Search This Blog

Labels

Tuesday, August 11, 2015

Prisoners Speak of Brutal Interrogations Over Escapees

From a story located at:

My comment:

Afghan/Iraq war veterans have come home and became cops or guards. A huge increase in
shoot first asks questions later, proliferating all around the country has occurred since their homecoming. Guards in prisons, behaving the same way they were allowed to behave while in those war zones are upon us. Don’t be surprised if they have come home to behave the same way here at home.

More than half a million dead civilians in Iraq have been reported. Three quarters of those deaths listed as death by gunshot. Gunshots inflicted by American forces. No one controlled the troops. Military commanders turned a blind eye. Killers became very practiced at covering up for each other. Those veterans have come home and joined our police forces. They live next door to you.

Thousands of PTSD victims have come home and diagnosed insane. They are so insane they have been placed on no-buy gun lists because they are a danger to themselves and others. A diagnosis of PTSD has not kept them from becoming cops though. Many have PTSD because of the guilt they bear for what they did in Iraq. Murder became commonplace in that war and now they have joined the Police forces of America.

I wonder, has anyone done a study of these rogue cops and guards to see if they are Iraqi veterans? How many of these cops shooting unarmed people have served in Iraq? How many guards, as the ones in this story, beating people up, practiced this behavior overseas before coming home?

The growth of violence within our police forces parallels the return of our recent veterans. Killing people for no reason, beating people up because they deserved it, mirrors the excuses given by our troops and commanders in Afghanistan and Iraq.

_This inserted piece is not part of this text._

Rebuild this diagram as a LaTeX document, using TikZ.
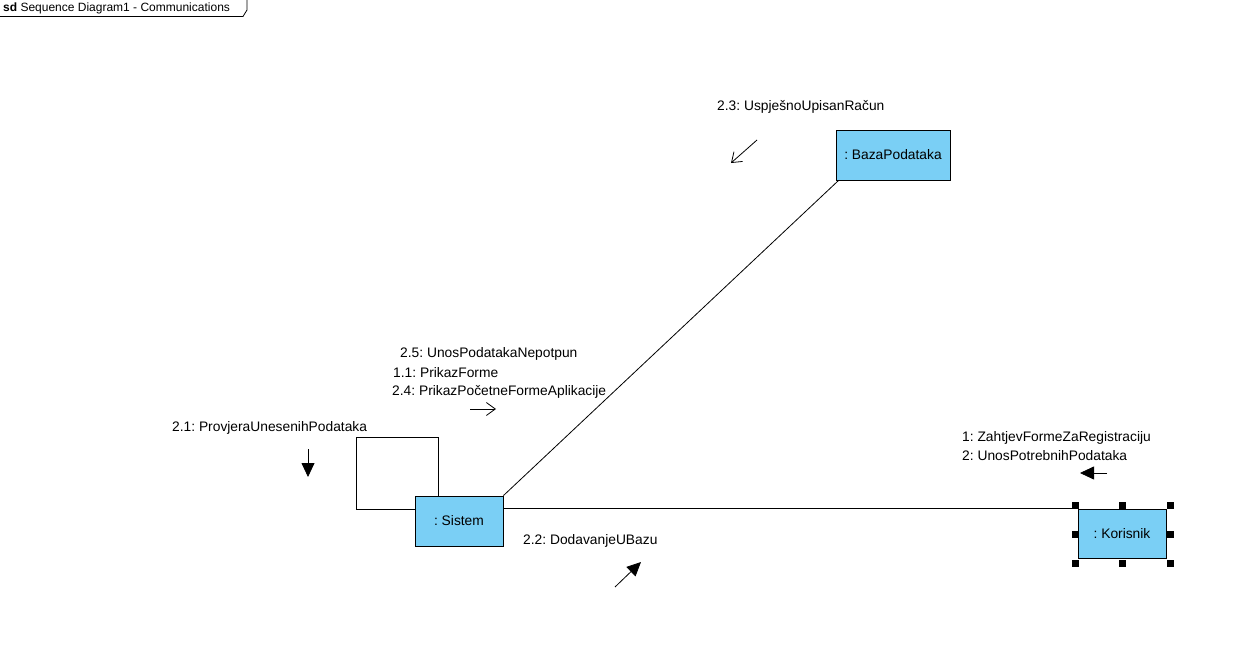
\documentclass[tikz,border=0pt]{standalone}
\usepackage{fontspec}
\setmainfont{Liberation Sans}
\usetikzlibrary{arrows.meta}
\definecolor{objfill}{RGB}{122,207,245}
\frenchspacing
\begin{document}
\begin{tikzpicture}[x=1pt,y=-1pt,
  obj/.style={draw=black,fill=objfill,line width=0.8pt,inner sep=0pt,font=\fontsize{13.8}{15}\selectfont},
  msg/.style={anchor=west,inner sep=0pt,yshift=-1.5pt,font=\fontsize{13.8}{15}\selectfont},
  link/.style={draw=black,line width=0.8pt},
  openarr/.style={line width=0.8pt,-{Straight Barb[length=9pt,width=13pt]}},
  fillarr/.style={line width=0.8pt,-{Triangle[length=14pt,width=13pt]}},
  handle/.style={fill=black}]
  \useasboundingbox (0,0) rectangle (1237,661);
  \fill[white] (0,0) rectangle (1237,661);

  % frame tab
  \draw[line width=0.8pt] (0,16.5) -- (243,16.5) -- (247,10) -- (247,0);
  \node[anchor=west,inner sep=0pt,font=\fontsize{12}{13}\selectfont] (title) at (3,8.5)
    {\textbf{sd} Sequence Diagram1 - Communications};

  % objects
  \node[obj,minimum width=114pt,minimum height=50pt] (baza) at (893,155) {: BazaPodataka};
  \node[obj,minimum width=88pt,minimum height=50pt] (sis) at (459,521) {: Sistem};
  \node[obj,minimum width=88pt,minimum height=49pt] (kor) at (1122,533.5) {: Korisnik};

  % links
  \draw[link] (sis.north east) -- ([xshift=3pt]baza.south west);
  \coordinate (kl) at (kor.north west);
  \draw[link] (sis.east |- kl) -- (kl);
  \draw[link] ([xshift=-21pt]sis.north) -- (438,437) -- (356,437) -- (356,509) -- (sis.west |- 0,509);

  % selection handles
  \foreach \hx in {1075,1122,1170}{
    \foreach \hy in {505,563}{\fill[handle] (\hx-3.5,\hy-3.5) rectangle (\hx+3.5,\hy+3.5);}}
  \foreach \hx in {1075,1170}{\fill[handle] (\hx-3.5,530.5) rectangle (\hx+3.5,537.5);}

  % messages
  \node[msg] (m23) at (717,105) {2.3: UspješnoUpisanRačun};
  \coordinate (a23s) at (757,140); \coordinate (a23e) at (731,163);
  \draw[openarr] (a23s) -- (a23e);

  \node[msg] (m25) at (400,352) {2.5: UnosPodatakaNepotpun};
  \node[msg] (m11) at (393,371.5) {1.1: PrikazForme};
  \node[msg] (m24) at (392,390) {2.4: PrikazPočetneFormeAplikacije};
  \coordinate (a11s) at (470,409); \coordinate (a11e) at (496,409);
  \draw[openarr] (a11s) -- (a11e);

  \node[msg] (m21) at (172,426) {2.1: ProvjeraUnesenihPodataka};
  \coordinate (a21s) at (308,449); \coordinate (a21e) at (308,477);
  \draw[fillarr] (a21s) -- (a21e);

  \node[msg] (m1) at (962,436) {1: ZahtjevFormeZaRegistraciju};
  \node[msg] (m2) at (962,454) {2: UnosPotrebnihPodataka};
  \coordinate (a1s) at (1107,473); \coordinate (a1e) at (1080,473);
  \draw[fillarr] (a1s) -- (a1e);

  \node[msg] (m22) at (523,539) {2.2: DodavanjeUBazu};
  \coordinate (a22s) at (615,587); \coordinate (a22e) at (641,562);
  \draw[fillarr] (a22s) -- (a22e);
\end{tikzpicture}
\end{document}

Now that these war criminals have joined Police and Security guard professions here at home, we see ever-increasing reports of murder and mayhem spreading in all corners of our society. Many of the comments to this story speak to how prisoners DESERVE inhumane treatment by prison guard thugs beating up helpless people.


I wonder how many of these commentators were Iraqi veterans? I wonder how much of their behavior came home with them to be practiced on our citizens. The sickness of Iraq will be with us for many more years in ways difficult to measure. Welcome home troops! We’re all holding our breath.